Model test of the mechanism underpinning water-and-mud inrush disasters during tunnel excavation in sandstone and slate interbedded Presinian strata

Abstract

Water-and-mud inrush disasters have become a major challenge in underground engineering for the construction of tunnels in sandstone and slate interbedded Presinian strata. Disaster prediction and prevention rely in part on realistic modeling and observation of the disaster process, as well as the identification and examination of the underlying mechanisms. Based on the geological conditions and the historical records of the Xinping Tunnel on the China—Laos Railway, an engineering geological model of the water-and-mud inrush was established. A physical model test that accurately reproduced water-and-mud inrush during tunnel excavation in sandstone and slate interbedded strata was also carried out.

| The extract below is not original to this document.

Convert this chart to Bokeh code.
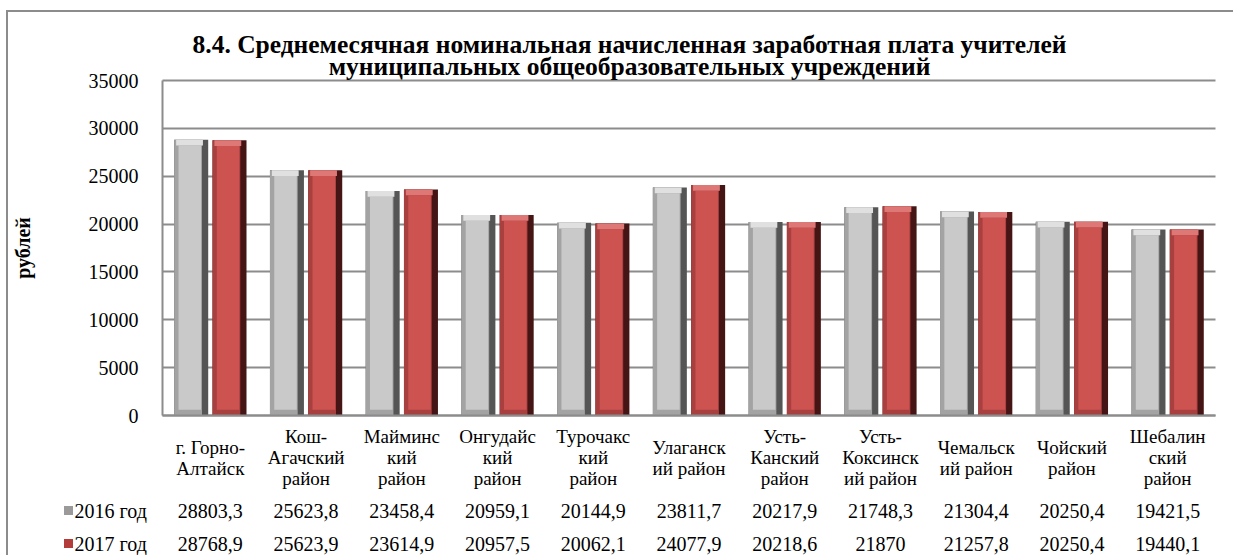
from bokeh.plotting import figure
from bokeh.models import Range1d, FixedTicker, ColumnDataSource, LinearAxis
from bokeh.layouts import column
from bokeh.core.properties import value
from bokeh.embed import file_html
from bokeh.resources import INLINE
import numpy as np

title_lines = ["8.4. Среднемесячная номинальная начисленная заработная плата учителей",
               "муниципальных общеобразовательных учреждений"]
categories = ["г. Горно-\nАлтайск", "Кош-\nАгачский\nрайон", "Майминс\nкий\nрайон",
              "Онгудайс\nкий\nрайон", "Турочакс\nкий\nрайон", "Улаганск\nий район",
              "Усть-\nКанский\nрайон", "Усть-\nКоксинск\nий район", "Чемальск\nий район",
              "Чойский\nрайон", "Шебалин\nский\nрайон"]
series = ["2016 год", "2017 год"]
v2016 = [28803.3, 25623.8, 23458.4, 20959.1, 20144.9, 23811.7, 20217.9, 21748.3, 21304.4, 20250.4, 19421.5]
v2017 = [28768.9, 25623.9, 23614.9, 20957.5, 20062.1, 24077.9, 20218.6, 21870, 21257.8, 20250.4, 19440.1]
y_ticks = [0, 5000, 10000, 15000, 20000, 25000, 30000, 35000]
y_label = "рублей"

FONT = "Liberation Serif"
GRID = "#8c8c8c"

n = len(categories)
idx = np.arange(n)

# page layout in pixels
FIG_L, FIG_T, FIG_W, FIG_H = 8, 12, 1225, 543       # figure box (inside the grey chart border)
PL, PR, PT, PB = 162, 1215, 80, 415                  # plot area
YMAX = y_ticks[-1]
ppx = (PR - PL) / n
ppy = YMAX / (PB - PT)
def px2x(px):
    return -0.5 + (px - PL) / ppx
def py2y(py):
    return (PB - py) * ppy

p = figure(width=FIG_W, height=FIG_H, output_backend="svg", toolbar_location=None,
           x_range=Range1d(px2x(FIG_L), px2x(FIG_L + FIG_W)),
           y_range=Range1d(py2y(FIG_T + FIG_H), py2y(FIG_T)),
           min_border=0)
p.title.text = ""
p.title.visible = False
p.outline_line_color = None
p.background_fill_color = "white"
p.border_fill_color = "white"

# value axis drawn at the left edge of the plot area
p.yaxis.fixed_location = -0.5
p.yaxis.bounds = (0, YMAX)
p.yaxis.ticker = FixedTicker(ticks=y_ticks)
p.yaxis.major_label_text_font = FONT
p.yaxis.major_label_text_font_size = "20px"
p.yaxis.major_label_text_color = "black"
p.yaxis.major_tick_out = 0
p.yaxis.major_tick_in = 0
p.yaxis.minor_tick_out = 0
p.yaxis.minor_tick_in = 0
p.yaxis.major_label_standoff = 24
p.yaxis.axis_line_color = GRID
p.yaxis.axis_line_width = 2
p.yaxis.axis_label = y_label
p.yaxis.axis_label_text_font = FONT
p.yaxis.axis_label_text_font_style = "bold"
p.yaxis.axis_label_text_font_size = "20px"
p.yaxis.axis_label_text_color = "black"
p.yaxis.axis_label_standoff = 52

# category axes along the zero line: three-line names, and two-line names set lower so
# that every name block is centred on the same line
three = {i: (c if c.count("\n") == 2 else "") for i, c in enumerate(categories)}
two = {i: (c if c.count("\n") < 2 else "") for i, c in enumerate(categories)}
x2 = LinearAxis()
p.add_layout(x2, "below")
for ax, labels, standoff in ((p.xaxis[0], three, 10), (x2, two, 21)):
    ax.fixed_location = 0
    ax.bounds = (-0.5, n - 0.5)
    ax.ticker = FixedTicker(ticks=list(range(n)))
    ax.major_label_overrides = labels
    ax.major_label_text_font = FONT
    ax.major_label_text_font_size = "19px"
    ax.major_label_text_line_height = 1.0
    ax.major_label_text_color = "black"
    ax.major_tick_out = 0
    ax.major_tick_in = 0
    ax.minor_tick_out = 0
    ax.minor_tick_in = 0
    ax.major_label_standoff = standoff
    ax.axis_line_color = GRID
    ax.axis_line_width = 2
x2.axis_line_color = None

p.xgrid.grid_line_color = None
p.ygrid.ticker = FixedTicker(ticks=y_ticks)
p.ygrid.grid_line_color = GRID
p.ygrid.grid_line_width = 2
p.ygrid.cross_bounds = (-0.5, n - 0.5)

# bars with bevel look
off, w = 0.2, 0.355
edge_r, edge_l, bev = 0.065, 0.045, 600
styles = [
    (v2016, -off, ["#555555", "#a3a3a3", "#c9c9c9", "#e0e0e0"]),
    (v2017, off, ["#451414", "#a94040", "#cd5351", "#de7876"]),
]
for vals, dx, cols in styles:
    vals = np.array(vals)
    left = idx + dx - w / 2
    right = idx + dx + w / 2
    src = ColumnDataSource(dict(l=left, r=right, t=vals, b=np.zeros(n),
                                l2=left, r2=right - edge_r,
                                l3=left + edge_l, r3=right - edge_r - 0.01, t3=vals - bev, b3=np.zeros(n) + 600,
                                l4=left + 0.02, r4=right - edge_r + 0.01, b4=vals - bev))
    p.quad(left="l", right="r", top="t", bottom="b", source=src, fill_color=cols[0], line_color=None)
    p.quad(left="l2", right="r2", top="t", bottom="b", source=src, fill_color=cols[1], line_color=None)
    p.quad(left="l4", right="r4", top="t", bottom="b4", source=src, fill_color=cols[3], line_color=None)
    p.quad(left="l3", right="r3", top="t3", bottom="b3", source=src, fill_color=cols[2], line_color=None)

# title
title_y_px = [44, 66]
p.text([px2x(629)] * 2, [py2y(v) for v in title_y_px], text=title_lines, text_font=value(FONT),
       text_font_style="bold", text_font_size=value("25.5px"), text_align="center",
       text_baseline="middle", text_color="black")

# data table under the category labels
row_y_px = [510, 543]
sq_cols = ["#9a9a9a", "#b33c3a"]
for r, (name, vals) in enumerate(zip(series, [v2016, v2017])):
    ry = py2y(row_y_px[r])
    p.scatter([px2x(68)], [ry], marker="square", size=9, fill_color=sq_cols[r], line_color=None)
    p.text([px2x(74)], [ry], text=[name], text_font=value(FONT), text_font_size=value("20px"),
           text_align="left", text_baseline="middle", text_color="black")
    p.text(idx, [ry] * n, text=[f"{v:g}".replace(".", ",") for v in vals], text_font=value(FONT),
           text_font_size=value("20px"), text_align="center", text_baseline="middle", text_color="black")

layout = column(p, spacing=0, margin=(FIG_T - 2, 0, 0, FIG_L - 2),
                styles={"border-top": f"2px solid {GRID}", "border-left": f"2px solid {GRID}"})
open("out.html", "w").write(file_html(layout, INLINE))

Then, testing was conducted that examined the stress and strain, seepage pressure, and high-leakage flow of the surrounding rock. The results indicated that the water-and-mud inrush proceeded through three stages: seepage stage, high-leakage flow stage, and attenuation stage. In essence, the disaster was a catastrophic process, during which the water-resistant stratum was reduced to a critical safety thickness, a water-inrush channel formed, and the water-resistant stratum gradually failed under the influence of excavation unloading and in situ stress—seepage coupling. Parameters such as the stress and strain, seepage pressure, and flow of the surrounding rock had evident stage-related features during water-and-mud inrush, and their variation indicated the formation, development, and evolution of the disaster. As the tunnel face advanced, the trend of the stress—strain curve of the surrounding rock shifted from sluggish to rapid in its speed of increase. The characteristics of strain energy density revealed the erosion and weakening effect of groundwater on the surrounding rock. The seepage pressure and the thickness of the water-resistant stratum had a positive linear relationship, and the flow and thickness a negative linear relationship. There was a pivotal point at which the seepage pressure changed from high to low and the flow shifted from low to high. The thickness of the water-resistant stratum corresponding to the pivotal point was deemed the critical safety thickness.